WORK INSTRUCTIONS:
Please write out the material below exactly as given.

PROVIDED DATA:
══════
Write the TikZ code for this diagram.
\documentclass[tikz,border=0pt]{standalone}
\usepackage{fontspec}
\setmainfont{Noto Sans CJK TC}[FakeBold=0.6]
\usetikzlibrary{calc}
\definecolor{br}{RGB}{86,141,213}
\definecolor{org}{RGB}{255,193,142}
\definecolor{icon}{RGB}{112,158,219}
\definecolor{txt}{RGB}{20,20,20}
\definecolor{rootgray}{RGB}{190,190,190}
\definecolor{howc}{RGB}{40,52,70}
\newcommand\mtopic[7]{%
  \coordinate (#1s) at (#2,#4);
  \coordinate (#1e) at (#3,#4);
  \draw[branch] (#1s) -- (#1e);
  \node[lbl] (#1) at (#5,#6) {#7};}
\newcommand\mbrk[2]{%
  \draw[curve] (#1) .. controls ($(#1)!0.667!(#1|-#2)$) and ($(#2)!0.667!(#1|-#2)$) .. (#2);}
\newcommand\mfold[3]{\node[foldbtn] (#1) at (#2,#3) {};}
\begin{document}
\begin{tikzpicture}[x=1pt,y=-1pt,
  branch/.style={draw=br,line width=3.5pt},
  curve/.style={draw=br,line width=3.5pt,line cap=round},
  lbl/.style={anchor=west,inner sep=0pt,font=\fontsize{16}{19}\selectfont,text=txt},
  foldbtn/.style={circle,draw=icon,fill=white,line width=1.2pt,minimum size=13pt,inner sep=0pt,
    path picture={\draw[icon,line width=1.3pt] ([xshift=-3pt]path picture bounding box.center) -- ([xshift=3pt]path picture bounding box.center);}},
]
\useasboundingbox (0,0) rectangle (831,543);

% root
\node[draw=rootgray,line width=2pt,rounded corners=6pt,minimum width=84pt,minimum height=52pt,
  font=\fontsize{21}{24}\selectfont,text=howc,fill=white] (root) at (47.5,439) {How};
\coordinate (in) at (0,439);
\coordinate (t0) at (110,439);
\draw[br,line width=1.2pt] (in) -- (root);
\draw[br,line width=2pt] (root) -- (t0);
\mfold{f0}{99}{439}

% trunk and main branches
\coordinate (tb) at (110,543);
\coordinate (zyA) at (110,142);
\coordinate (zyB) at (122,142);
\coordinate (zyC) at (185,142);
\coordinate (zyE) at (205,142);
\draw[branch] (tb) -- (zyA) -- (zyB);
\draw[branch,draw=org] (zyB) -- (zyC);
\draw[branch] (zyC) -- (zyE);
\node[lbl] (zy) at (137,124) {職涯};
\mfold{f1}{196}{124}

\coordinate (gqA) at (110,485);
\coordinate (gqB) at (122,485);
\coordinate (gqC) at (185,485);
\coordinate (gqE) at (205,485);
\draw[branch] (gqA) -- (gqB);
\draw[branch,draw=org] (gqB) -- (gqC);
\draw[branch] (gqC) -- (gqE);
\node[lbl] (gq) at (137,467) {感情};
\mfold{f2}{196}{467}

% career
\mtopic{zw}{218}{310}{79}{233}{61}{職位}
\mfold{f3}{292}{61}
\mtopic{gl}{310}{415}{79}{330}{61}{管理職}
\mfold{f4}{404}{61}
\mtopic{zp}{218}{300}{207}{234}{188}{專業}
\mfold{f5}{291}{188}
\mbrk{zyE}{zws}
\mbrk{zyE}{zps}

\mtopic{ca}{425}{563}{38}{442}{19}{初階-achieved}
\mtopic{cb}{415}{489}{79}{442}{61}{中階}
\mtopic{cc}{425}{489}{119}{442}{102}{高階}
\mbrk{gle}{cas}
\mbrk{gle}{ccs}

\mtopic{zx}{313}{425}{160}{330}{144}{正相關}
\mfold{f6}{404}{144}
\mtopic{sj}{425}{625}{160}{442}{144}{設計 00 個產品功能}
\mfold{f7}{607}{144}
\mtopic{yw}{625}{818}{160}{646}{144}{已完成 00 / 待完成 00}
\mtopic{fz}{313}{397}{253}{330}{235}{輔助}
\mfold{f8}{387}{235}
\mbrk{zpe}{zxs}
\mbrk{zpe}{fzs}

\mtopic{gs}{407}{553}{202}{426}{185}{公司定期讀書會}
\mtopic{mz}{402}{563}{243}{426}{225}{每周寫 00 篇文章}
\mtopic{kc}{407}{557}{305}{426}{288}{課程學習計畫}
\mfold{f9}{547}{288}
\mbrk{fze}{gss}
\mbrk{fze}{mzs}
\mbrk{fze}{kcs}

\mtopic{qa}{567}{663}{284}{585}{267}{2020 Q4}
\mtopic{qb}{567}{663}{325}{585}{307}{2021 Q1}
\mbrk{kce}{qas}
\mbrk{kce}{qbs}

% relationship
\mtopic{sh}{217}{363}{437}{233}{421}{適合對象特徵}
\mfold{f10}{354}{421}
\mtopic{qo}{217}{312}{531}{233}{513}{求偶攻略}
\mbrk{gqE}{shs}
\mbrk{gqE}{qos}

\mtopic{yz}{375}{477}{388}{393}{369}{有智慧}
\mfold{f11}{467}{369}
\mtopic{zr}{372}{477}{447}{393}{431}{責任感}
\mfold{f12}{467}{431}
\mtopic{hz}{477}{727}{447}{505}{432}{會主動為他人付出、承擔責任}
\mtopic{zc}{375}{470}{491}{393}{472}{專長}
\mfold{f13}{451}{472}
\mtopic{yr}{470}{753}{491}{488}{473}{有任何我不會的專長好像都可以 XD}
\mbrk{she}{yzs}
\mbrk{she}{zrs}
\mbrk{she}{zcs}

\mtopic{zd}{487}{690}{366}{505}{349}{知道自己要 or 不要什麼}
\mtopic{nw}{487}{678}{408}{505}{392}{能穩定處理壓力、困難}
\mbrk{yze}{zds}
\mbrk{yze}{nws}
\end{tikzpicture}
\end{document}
══════
OUTPUT BELOW:
Write the TikZ code for this diagram.
\documentclass[tikz,border=0pt]{standalone}
\usepackage{fontspec}
\setmainfont{Noto Sans CJK TC}[FakeBold=0.6]
\usetikzlibrary{calc}
\definecolor{br}{RGB}{86,141,213}
\definecolor{org}{RGB}{255,193,142}
\definecolor{icon}{RGB}{112,158,219}
\definecolor{txt}{RGB}{20,20,20}
\definecolor{rootgray}{RGB}{190,190,190}
\definecolor{howc}{RGB}{40,52,70}
\newcommand\mtopic[7]{%
  \coordinate (#1s) at (#2,#4);
  \coordinate (#1e) at (#3,#4);
  \draw[branch] (#1s) -- (#1e);
  \node[lbl] (#1) at (#5,#6) {#7};}
\newcommand\mbrk[2]{%
  \draw[curve] (#1) .. controls ($(#1)!0.667!(#1|-#2)$) and ($(#2)!0.667!(#1|-#2)$) .. (#2);}
\newcommand\mfold[3]{\node[foldbtn] (#1) at (#2,#3) {};}
\begin{document}
\begin{tikzpicture}[x=1pt,y=-1pt,
  branch/.style={draw=br,line width=3.5pt},
  curve/.style={draw=br,line width=3.5pt,line cap=round},
  lbl/.style={anchor=west,inner sep=0pt,font=\fontsize{16}{19}\selectfont,text=txt},
  foldbtn/.style={circle,draw=icon,fill=white,line width=1.2pt,minimum size=13pt,inner sep=0pt,
    path picture={\draw[icon,line width=1.3pt] ([xshift=-3pt]path picture bounding box.center) -- ([xshift=3pt]path picture bounding box.center);}},
]
\useasboundingbox (0,0) rectangle (831,543);

% root
\node[draw=rootgray,line width=2pt,rounded corners=6pt,minimum width=84pt,minimum height=52pt,
  font=\fontsize{21}{24}\selectfont,text=howc,fill=white] (root) at (47.5,439) {How};
\coordinate (in) at (0,439);
\coordinate (t0) at (110,439);
\draw[br,line width=1.2pt] (in) -- (root);
\draw[br,line width=2pt] (root) -- (t0);
\mfold{f0}{99}{439}

% trunk and main branches
\coordinate (tb) at (110,543);
\coordinate (zyA) at (110,142);
\coordinate (zyB) at (122,142);
\coordinate (zyC) at (185,142);
\coordinate (zyE) at (205,142);
\draw[branch] (tb) -- (zyA) -- (zyB);
\draw[branch,draw=org] (zyB) -- (zyC);
\draw[branch] (zyC) -- (zyE);
\node[lbl] (zy) at (137,124) {職涯};
\mfold{f1}{196}{124}

\coordinate (gqA) at (110,485);
\coordinate (gqB) at (122,485);
\coordinate (gqC) at (185,485);
\coordinate (gqE) at (205,485);
\draw[branch] (gqA) -- (gqB);
\draw[branch,draw=org] (gqB) -- (gqC);
\draw[branch] (gqC) -- (gqE);
\node[lbl] (gq) at (137,467) {感情};
\mfold{f2}{196}{467}

% career
\mtopic{zw}{218}{310}{79}{233}{61}{職位}
\mfold{f3}{292}{61}
\mtopic{gl}{310}{415}{79}{330}{61}{管理職}
\mfold{f4}{404}{61}
\mtopic{zp}{218}{300}{207}{234}{188}{專業}
\mfold{f5}{291}{188}
\mbrk{zyE}{zws}
\mbrk{zyE}{zps}

\mtopic{ca}{425}{563}{38}{442}{19}{初階-achieved}
\mtopic{cb}{415}{489}{79}{442}{61}{中階}
\mtopic{cc}{425}{489}{119}{442}{102}{高階}
\mbrk{gle}{cas}
\mbrk{gle}{ccs}

\mtopic{zx}{313}{425}{160}{330}{144}{正相關}
\mfold{f6}{404}{144}
\mtopic{sj}{425}{625}{160}{442}{144}{設計 00 個產品功能}
\mfold{f7}{607}{144}
\mtopic{yw}{625}{818}{160}{646}{144}{已完成 00 / 待完成 00}
\mtopic{fz}{313}{397}{253}{330}{235}{輔助}
\mfold{f8}{387}{235}
\mbrk{zpe}{zxs}
\mbrk{zpe}{fzs}

\mtopic{gs}{407}{553}{202}{426}{185}{公司定期讀書會}
\mtopic{mz}{402}{563}{243}{426}{225}{每周寫 00 篇文章}
\mtopic{kc}{407}{557}{305}{426}{288}{課程學習計畫}
\mfold{f9}{547}{288}
\mbrk{fze}{gss}
\mbrk{fze}{mzs}
\mbrk{fze}{kcs}

\mtopic{qa}{567}{663}{284}{585}{267}{2020 Q4}
\mtopic{qb}{567}{663}{325}{585}{307}{2021 Q1}
\mbrk{kce}{qas}
\mbrk{kce}{qbs}

% relationship
\mtopic{sh}{217}{363}{437}{233}{421}{適合對象特徵}
\mfold{f10}{354}{421}
\mtopic{qo}{217}{312}{531}{233}{513}{求偶攻略}
\mbrk{gqE}{shs}
\mbrk{gqE}{qos}

\mtopic{yz}{375}{477}{388}{393}{369}{有智慧}
\mfold{f11}{467}{369}
\mtopic{zr}{372}{477}{447}{393}{431}{責任感}
\mfold{f12}{467}{431}
\mtopic{hz}{477}{727}{447}{505}{432}{會主動為他人付出、承擔責任}
\mtopic{zc}{375}{470}{491}{393}{472}{專長}
\mfold{f13}{451}{472}
\mtopic{yr}{470}{753}{491}{488}{473}{有任何我不會的專長好像都可以 XD}
\mbrk{she}{yzs}
\mbrk{she}{zrs}
\mbrk{she}{zcs}

\mtopic{zd}{487}{690}{366}{505}{349}{知道自己要 or 不要什麼}
\mtopic{nw}{487}{678}{408}{505}{392}{能穩定處理壓力、困難}
\mbrk{yze}{zds}
\mbrk{yze}{nws}
\end{tikzpicture}
\end{document}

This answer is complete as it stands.